-- START --
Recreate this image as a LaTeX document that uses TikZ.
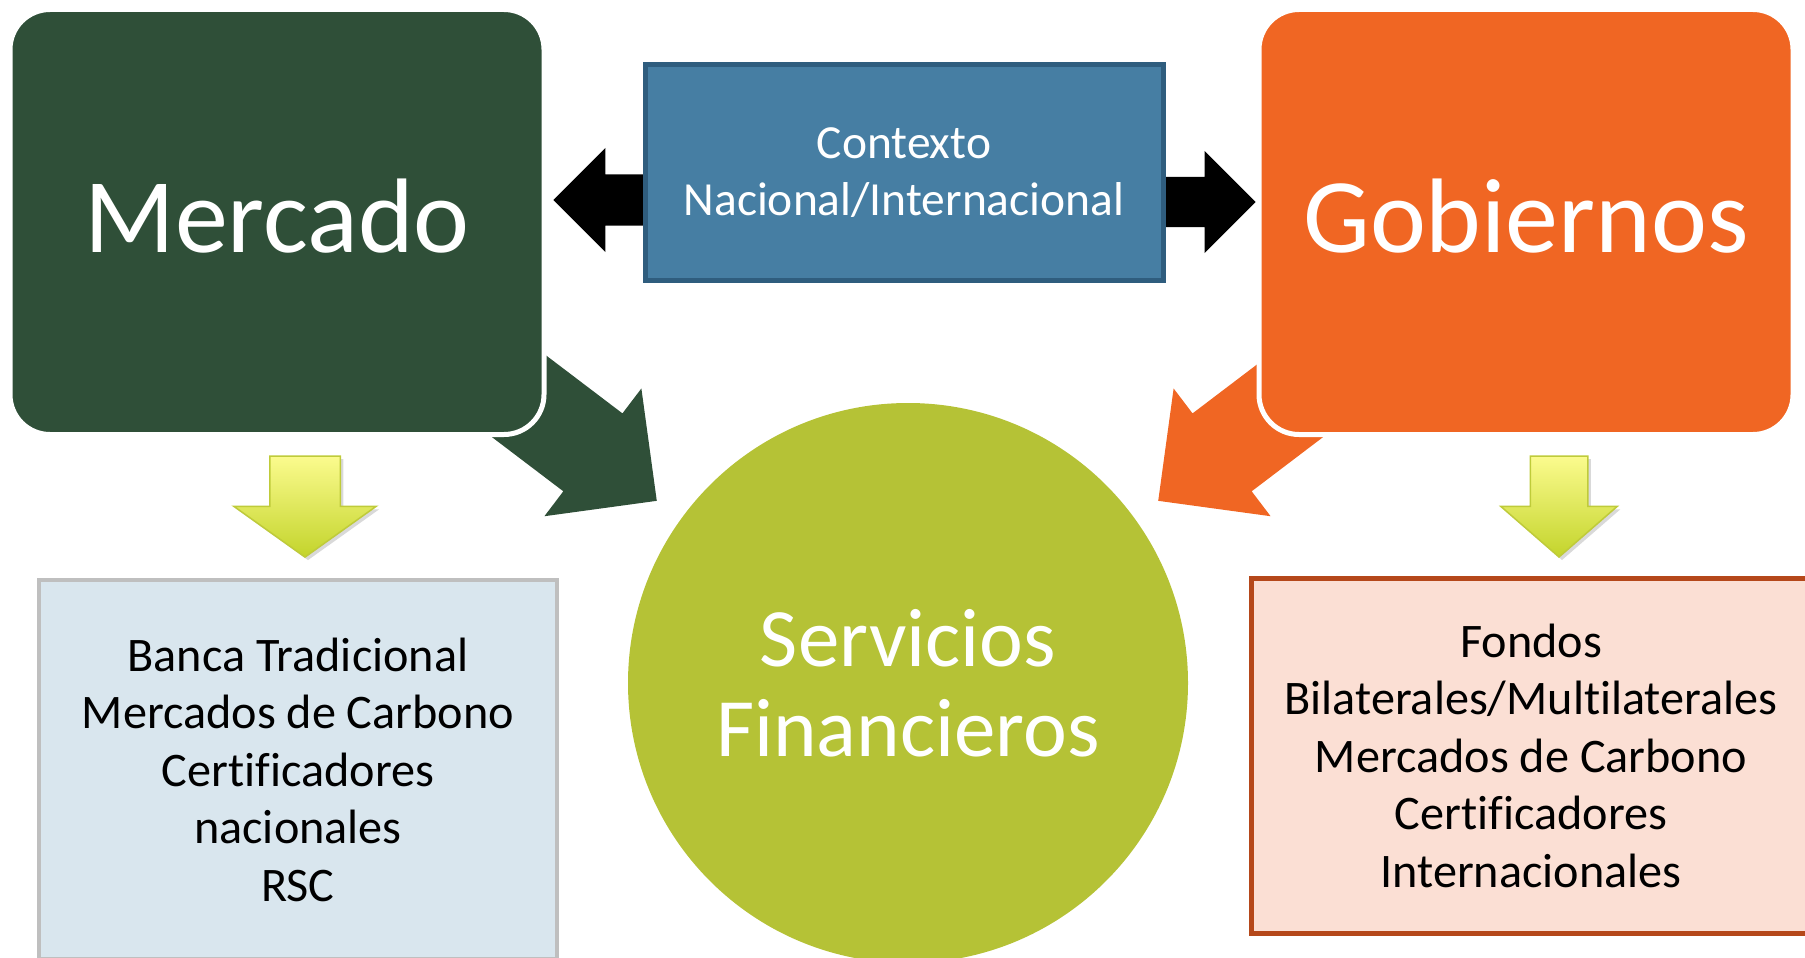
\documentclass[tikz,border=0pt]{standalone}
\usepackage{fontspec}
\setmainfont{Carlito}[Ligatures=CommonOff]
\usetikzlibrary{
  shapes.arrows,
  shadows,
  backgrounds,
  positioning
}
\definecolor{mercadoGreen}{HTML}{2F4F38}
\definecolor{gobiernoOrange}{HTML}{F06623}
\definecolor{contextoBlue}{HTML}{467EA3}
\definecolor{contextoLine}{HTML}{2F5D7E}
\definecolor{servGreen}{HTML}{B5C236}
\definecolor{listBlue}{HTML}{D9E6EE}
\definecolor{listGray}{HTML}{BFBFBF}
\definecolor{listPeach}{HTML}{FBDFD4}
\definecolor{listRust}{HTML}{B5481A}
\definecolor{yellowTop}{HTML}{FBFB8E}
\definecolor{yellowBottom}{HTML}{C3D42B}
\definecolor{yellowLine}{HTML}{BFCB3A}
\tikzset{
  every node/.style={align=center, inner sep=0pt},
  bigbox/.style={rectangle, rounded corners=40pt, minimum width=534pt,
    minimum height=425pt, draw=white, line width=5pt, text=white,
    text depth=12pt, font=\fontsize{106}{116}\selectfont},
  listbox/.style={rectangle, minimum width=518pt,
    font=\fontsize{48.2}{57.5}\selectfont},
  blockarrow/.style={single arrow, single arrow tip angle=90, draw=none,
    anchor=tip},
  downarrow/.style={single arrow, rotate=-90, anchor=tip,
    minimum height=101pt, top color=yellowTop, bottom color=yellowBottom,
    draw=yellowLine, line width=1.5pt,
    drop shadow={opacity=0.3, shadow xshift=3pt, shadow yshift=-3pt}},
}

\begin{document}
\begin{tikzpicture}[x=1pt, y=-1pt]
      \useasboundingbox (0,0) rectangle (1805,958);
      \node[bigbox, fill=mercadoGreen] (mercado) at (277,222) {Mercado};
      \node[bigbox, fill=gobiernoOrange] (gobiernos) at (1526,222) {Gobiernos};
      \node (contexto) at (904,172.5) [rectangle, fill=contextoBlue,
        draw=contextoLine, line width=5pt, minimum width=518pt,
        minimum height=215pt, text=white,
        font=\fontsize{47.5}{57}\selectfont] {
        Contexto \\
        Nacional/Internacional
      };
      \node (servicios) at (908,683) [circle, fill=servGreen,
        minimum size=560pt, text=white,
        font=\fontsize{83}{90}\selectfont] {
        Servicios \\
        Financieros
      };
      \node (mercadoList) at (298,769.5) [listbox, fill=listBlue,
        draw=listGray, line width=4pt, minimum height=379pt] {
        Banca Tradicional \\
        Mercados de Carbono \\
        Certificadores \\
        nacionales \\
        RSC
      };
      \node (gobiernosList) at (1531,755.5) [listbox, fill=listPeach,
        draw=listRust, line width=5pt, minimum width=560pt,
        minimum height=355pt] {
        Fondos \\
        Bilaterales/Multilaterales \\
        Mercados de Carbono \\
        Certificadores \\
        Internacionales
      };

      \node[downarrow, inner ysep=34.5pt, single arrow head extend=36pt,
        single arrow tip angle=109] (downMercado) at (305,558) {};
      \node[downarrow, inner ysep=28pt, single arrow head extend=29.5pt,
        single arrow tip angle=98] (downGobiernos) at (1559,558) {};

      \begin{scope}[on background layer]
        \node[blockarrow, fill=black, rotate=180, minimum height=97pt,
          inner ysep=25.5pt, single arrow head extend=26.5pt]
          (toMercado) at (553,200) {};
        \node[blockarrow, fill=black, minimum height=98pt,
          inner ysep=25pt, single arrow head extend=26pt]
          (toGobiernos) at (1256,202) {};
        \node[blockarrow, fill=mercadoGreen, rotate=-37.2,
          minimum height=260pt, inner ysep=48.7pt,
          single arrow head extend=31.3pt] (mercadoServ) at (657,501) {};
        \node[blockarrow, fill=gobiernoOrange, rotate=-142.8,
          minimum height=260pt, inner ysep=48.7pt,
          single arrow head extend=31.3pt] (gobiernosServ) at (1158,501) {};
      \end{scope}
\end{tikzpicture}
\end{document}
-- END --
-- START --
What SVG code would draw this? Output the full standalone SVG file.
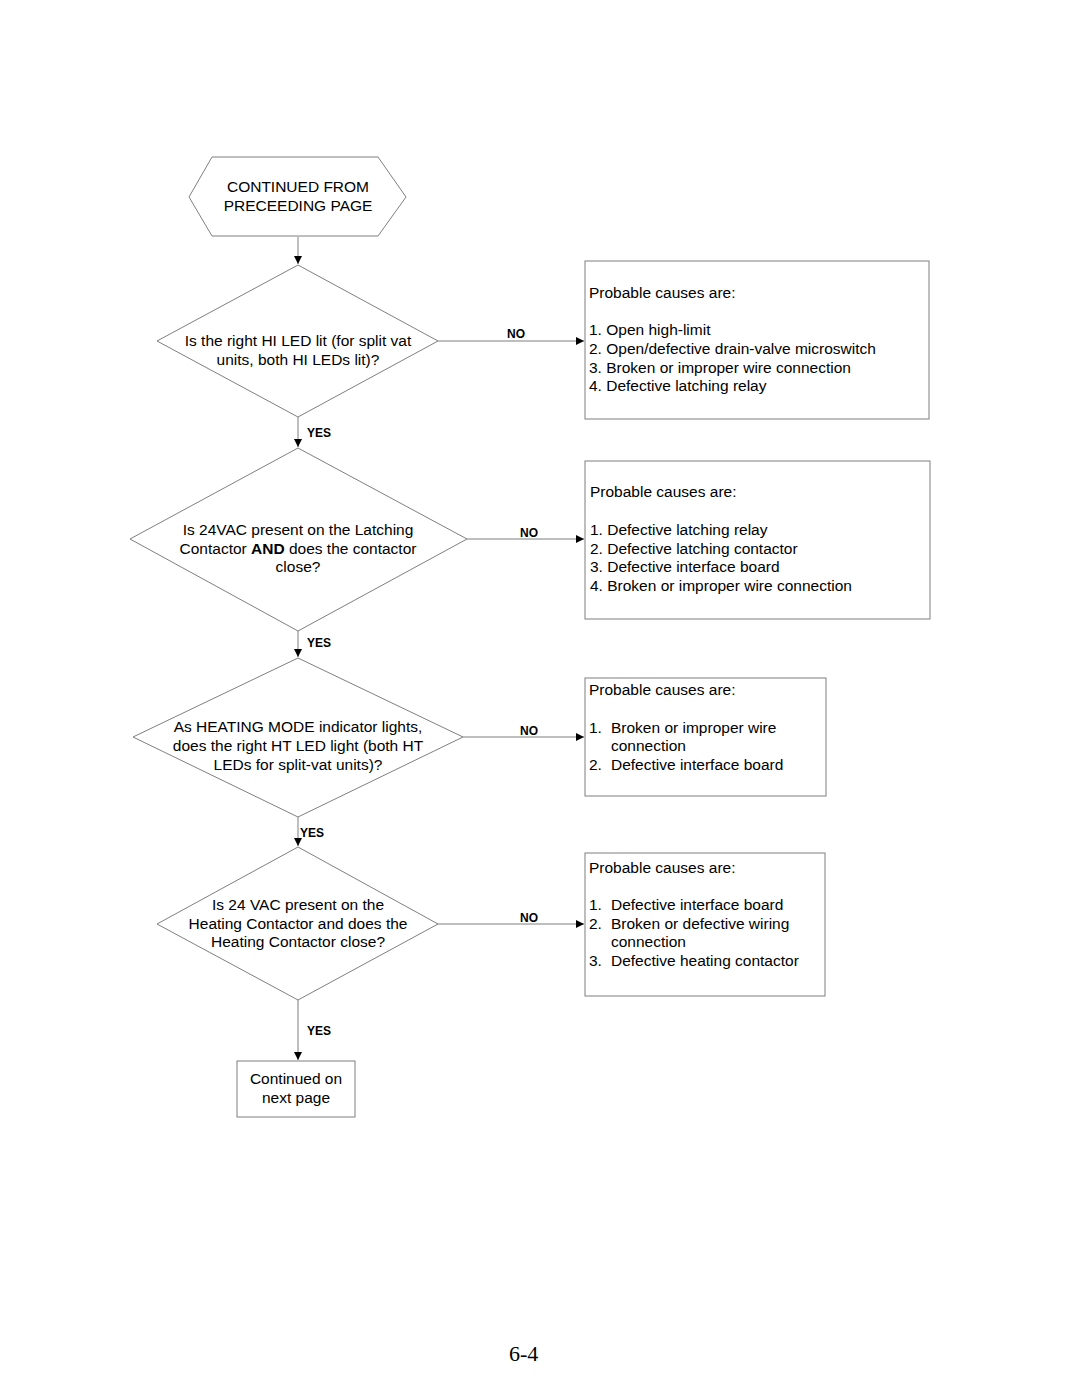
-- END --
*TASK REQUIREMENTS*
Count every line in the listing above that holds "standalone", then report only the count.

*ANSWER TO THIS TASK*
2